Exercise — Print the lines of the data, starting with the first, up to and including the line where "plt.rcParams['font.family'] = ['Liberation" appears.

Supplied material —
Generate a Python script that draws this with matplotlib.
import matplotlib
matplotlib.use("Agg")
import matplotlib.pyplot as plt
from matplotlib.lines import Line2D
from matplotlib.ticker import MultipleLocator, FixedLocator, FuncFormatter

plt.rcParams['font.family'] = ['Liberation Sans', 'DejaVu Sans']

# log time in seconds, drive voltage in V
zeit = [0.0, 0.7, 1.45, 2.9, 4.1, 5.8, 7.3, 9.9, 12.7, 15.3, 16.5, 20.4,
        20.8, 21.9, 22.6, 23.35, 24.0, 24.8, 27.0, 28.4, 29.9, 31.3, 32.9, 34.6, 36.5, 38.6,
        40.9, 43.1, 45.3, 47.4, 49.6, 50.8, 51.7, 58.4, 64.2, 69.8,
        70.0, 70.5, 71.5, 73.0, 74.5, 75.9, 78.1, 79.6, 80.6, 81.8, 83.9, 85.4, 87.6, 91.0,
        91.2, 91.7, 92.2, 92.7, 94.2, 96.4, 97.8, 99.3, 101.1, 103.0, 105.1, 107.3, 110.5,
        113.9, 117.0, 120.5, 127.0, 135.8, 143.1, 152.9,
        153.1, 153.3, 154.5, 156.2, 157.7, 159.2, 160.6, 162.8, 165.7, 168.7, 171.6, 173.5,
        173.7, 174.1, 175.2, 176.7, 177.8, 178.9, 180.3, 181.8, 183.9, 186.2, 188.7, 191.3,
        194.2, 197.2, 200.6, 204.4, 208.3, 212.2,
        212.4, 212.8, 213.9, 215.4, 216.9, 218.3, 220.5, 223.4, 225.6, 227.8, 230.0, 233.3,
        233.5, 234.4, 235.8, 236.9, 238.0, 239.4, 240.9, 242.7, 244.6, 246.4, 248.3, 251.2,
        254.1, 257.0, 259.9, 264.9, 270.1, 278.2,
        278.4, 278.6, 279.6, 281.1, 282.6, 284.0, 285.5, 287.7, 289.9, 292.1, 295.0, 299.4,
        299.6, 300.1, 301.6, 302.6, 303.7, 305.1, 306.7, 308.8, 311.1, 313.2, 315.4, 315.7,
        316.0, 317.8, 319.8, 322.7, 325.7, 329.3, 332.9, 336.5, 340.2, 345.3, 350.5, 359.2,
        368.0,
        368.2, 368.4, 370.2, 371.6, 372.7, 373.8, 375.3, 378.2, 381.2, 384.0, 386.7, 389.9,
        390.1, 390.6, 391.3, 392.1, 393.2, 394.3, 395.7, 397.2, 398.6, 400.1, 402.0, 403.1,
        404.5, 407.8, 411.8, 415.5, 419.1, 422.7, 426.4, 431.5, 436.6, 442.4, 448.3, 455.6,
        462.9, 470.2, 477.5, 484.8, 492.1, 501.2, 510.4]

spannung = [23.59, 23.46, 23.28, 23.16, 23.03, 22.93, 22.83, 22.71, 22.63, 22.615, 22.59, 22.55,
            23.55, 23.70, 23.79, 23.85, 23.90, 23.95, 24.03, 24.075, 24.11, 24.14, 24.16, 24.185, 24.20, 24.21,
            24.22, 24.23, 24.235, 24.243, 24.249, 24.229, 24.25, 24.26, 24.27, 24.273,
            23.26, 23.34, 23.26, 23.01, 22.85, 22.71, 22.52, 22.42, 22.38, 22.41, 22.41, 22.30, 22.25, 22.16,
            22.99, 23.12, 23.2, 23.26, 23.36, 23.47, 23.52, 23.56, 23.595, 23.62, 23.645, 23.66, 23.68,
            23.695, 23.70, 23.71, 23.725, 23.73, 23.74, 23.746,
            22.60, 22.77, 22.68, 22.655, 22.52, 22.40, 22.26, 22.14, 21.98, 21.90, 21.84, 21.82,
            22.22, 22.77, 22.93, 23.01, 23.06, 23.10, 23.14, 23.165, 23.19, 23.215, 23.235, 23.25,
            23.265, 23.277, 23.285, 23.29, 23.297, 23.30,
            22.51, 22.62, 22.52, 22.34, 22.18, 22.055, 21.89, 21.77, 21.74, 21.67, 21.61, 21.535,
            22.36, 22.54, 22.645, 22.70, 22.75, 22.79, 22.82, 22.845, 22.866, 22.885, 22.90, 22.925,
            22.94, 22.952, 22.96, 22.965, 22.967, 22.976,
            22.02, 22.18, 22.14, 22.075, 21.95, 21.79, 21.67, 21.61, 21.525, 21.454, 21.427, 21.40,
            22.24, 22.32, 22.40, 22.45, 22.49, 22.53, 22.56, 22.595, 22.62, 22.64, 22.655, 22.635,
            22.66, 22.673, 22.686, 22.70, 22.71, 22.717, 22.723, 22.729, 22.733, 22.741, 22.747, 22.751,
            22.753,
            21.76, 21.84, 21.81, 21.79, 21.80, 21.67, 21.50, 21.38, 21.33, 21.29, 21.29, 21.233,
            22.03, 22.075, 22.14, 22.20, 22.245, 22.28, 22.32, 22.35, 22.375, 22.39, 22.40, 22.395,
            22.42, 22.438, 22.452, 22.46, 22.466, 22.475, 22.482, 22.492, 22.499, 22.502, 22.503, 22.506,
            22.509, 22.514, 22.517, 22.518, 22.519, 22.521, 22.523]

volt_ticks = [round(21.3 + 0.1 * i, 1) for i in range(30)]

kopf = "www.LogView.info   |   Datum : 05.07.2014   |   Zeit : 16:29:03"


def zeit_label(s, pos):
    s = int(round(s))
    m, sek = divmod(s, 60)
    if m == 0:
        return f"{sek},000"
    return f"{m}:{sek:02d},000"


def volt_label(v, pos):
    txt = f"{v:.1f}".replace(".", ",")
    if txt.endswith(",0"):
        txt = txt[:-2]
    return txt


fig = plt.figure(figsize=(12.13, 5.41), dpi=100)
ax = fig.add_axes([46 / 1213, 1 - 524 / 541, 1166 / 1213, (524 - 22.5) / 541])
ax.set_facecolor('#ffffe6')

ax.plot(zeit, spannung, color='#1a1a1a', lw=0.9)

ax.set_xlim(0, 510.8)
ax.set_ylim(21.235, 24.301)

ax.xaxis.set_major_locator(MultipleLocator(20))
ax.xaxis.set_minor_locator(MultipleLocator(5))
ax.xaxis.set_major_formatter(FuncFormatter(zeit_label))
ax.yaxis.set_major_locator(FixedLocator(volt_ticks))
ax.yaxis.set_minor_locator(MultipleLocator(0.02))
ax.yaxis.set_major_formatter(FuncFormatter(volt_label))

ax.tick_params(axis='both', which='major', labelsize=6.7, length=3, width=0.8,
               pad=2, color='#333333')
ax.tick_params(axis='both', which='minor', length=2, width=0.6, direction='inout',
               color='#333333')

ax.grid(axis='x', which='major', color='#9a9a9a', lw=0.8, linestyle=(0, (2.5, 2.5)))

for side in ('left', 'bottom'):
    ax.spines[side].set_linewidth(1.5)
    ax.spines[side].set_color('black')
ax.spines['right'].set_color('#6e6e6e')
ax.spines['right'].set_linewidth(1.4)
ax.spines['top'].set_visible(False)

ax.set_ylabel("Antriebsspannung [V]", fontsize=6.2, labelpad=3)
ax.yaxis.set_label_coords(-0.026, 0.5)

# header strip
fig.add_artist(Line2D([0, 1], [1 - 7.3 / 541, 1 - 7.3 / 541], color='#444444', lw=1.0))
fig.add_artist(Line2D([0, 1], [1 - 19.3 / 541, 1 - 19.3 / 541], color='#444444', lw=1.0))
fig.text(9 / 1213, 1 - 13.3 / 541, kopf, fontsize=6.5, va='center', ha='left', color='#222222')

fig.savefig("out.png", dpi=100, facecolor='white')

Exercise result —
Generate a Python script that draws this with matplotlib.
import matplotlib
matplotlib.use("Agg")
import matplotlib.pyplot as plt
from matplotlib.lines import Line2D
from matplotlib.ticker import MultipleLocator, FixedLocator, FuncFormatter

plt.rcParams['font.family'] = ['Liberation Sans', 'DejaVu Sans']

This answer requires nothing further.